To be more clearly, I need to get rid of edges in such a way that after removing them, the graph will still be strongly connected and the difference between the maximum and minimum weight edges is minimum.
Here is an example:
The first line is the number of N nodes and M edges of this graph. The next M lines represent the edges of this graph.
3 6
1 2 8
2 3 32
3 1 16
1 3 81
3 2 243
2 1 27
The chosen N-nodes sub-graph would contain the edges:
1 2 8
2 3 32
3 1 16
The difference between the maximum and minimum weight edges is: 32 - 8 = 24. Which is minimum among all choices.
I'm looking for an optimal solution. There are at most 3000 nodes and 5000 edges.
Given an algorithm that tests whether a given digraph G = (V, E) is strongly connected in O(f(|V|, |E|)) time, this problem can be solved in time O(|E|*f(|V|, |E|)) -- and better than that if testing for strong connectivity can be done more quickly after adding or removing a single edge to an already-tested digraph.

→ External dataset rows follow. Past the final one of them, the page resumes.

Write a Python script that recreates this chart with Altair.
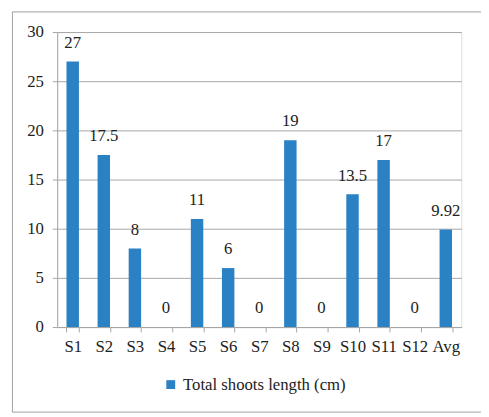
import altair as alt
import pandas as pd

categories = ["S1", "S2", "S3", "S4", "S5", "S6", "S7", "S8", "S9", "S10", "S11", "S12", "Avg"]
values = [27, 17.5, 8, 0, 11, 6, 0, 19, 0, 13.5, 17, 0, 9.92]
series_name = "Total shoots length (cm)"
y_ticks = [0, 5, 10, 15, 20, 25, 30]

df = pd.DataFrame({"cat": categories, "val": values, "series": [series_name] * len(categories)})

FONT = "'Times New Roman', 'Liberation Serif', Tinos, serif"
FS = 17
BLUE = "#2A81C4"
GREY = "#A6A6A6"
TXT = "#222222"

x_enc = alt.X(
    "cat:N",
    sort=categories,
    scale=alt.Scale(paddingInner=0.6, paddingOuter=0.3),
    axis=alt.Axis(
        title=None, labelAngle=0, tickBand="extent", tickSize=5, tickColor=GREY,
        domainColor=GREY, labelFont=FONT, labelFontSize=FS, labelColor=TXT,
        labelPadding=7, grid=False,
    ),
)
y_enc = alt.Y(
    "val:Q",
    scale=alt.Scale(domain=[0, 30], nice=False),
    axis=alt.Axis(
        title=None, values=y_ticks, tickSize=5, tickColor=GREY, domainColor=GREY,
        gridColor=GREY, grid=True, labelFont=FONT, labelFontSize=FS, labelColor=TXT,
        labelPadding=9,
    ),
)

border = alt.Chart(pd.DataFrame({"a": [0]})).mark_rect(
    fill=None, stroke="#A0A0A0", strokeWidth=1
).encode(
    x=alt.value(-45.5), x2=alt.value(445), y=alt.value(-20.5), y2=alt.value(386.5)
)

bars = alt.Chart(df).mark_bar().encode(
    x=x_enc,
    y=y_enc,
    color=alt.Color(
        "series:N",
        scale=alt.Scale(range=[BLUE]),
        legend=alt.Legend(
            title=None, orient="none", legendX=107, legendY=350, symbolType="square",
            symbolSize=81, symbolStrokeWidth=0, labelFont=FONT, labelFontSize=FS,
            labelColor=TXT, padding=0, labelOffset=4, labelLimit=400,
        ),
    ),
)

labels = alt.Chart(df).mark_text(
    baseline="alphabetic", dy=-14, font=FONT, fontSize=FS, color=TXT
).encode(
    x=alt.X("cat:N", sort=categories),
    y=alt.Y("val:Q"),
    text=alt.Text("val:Q", format="~g"),
)

chart = alt.layer(border, bars, labels).properties(
    width=411,
    height=300,
    autosize=alt.AutoSizeParams(type="none"),
    padding={"left": 50, "top": 21, "right": 20, "bottom": 88},
).configure_view(stroke=None).configure(background="white", font=FONT)

chart.save("out.html", embed_options={"renderer": "svg", "actions": False})
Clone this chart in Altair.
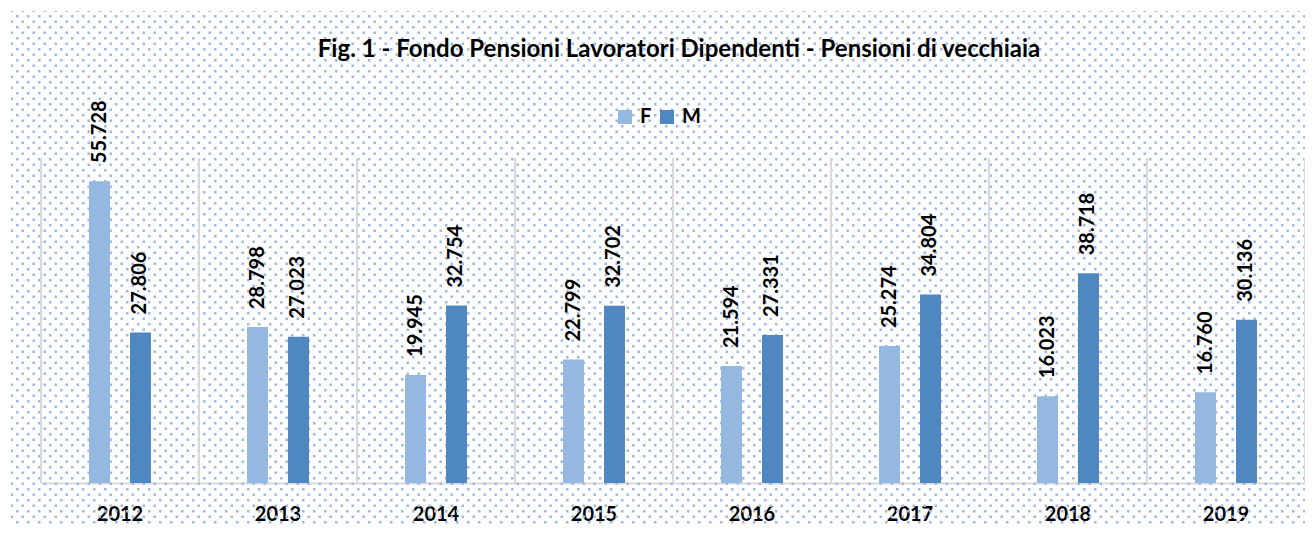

Sort edges in increasing order by weight, and number them in this order. Initially, add the first (lowest-weight) edge to the set E' of selected edges; for as long E' is not strongly connected, add the next edge to it. If this loop does not terminate then G is not strongly connected. Otherwise, when it stops, after adding, say, edge j, we have found a minimum-difference solution given that we include edge 1. Record this (1, j) solution as the incumbent.
Now remove edge 1 from E', so that edge 2 is the lowest-weight edge remaining in E'. Leave all other already-decided edges in place, and begin adding the next-lowest-weight edges again, starting at edge j+1, until an SCG forms. This can be repeated to compute the minimum-difference solution given that the lowest-weight edge included is edge i, for each i <= |V|. Keep the best overall.
Note that when solving for the starting point i+1, it isn't necessary to get rid of the edges decided for the previous starting point i: If edges i, i+1, ..., j-1 do not form an SCG, then edges i+1, i+2, ..., j-1 do not form an SCG either. Exploiting this means the overall outer loop runs just |E| times, instead of O(|E|^2) times.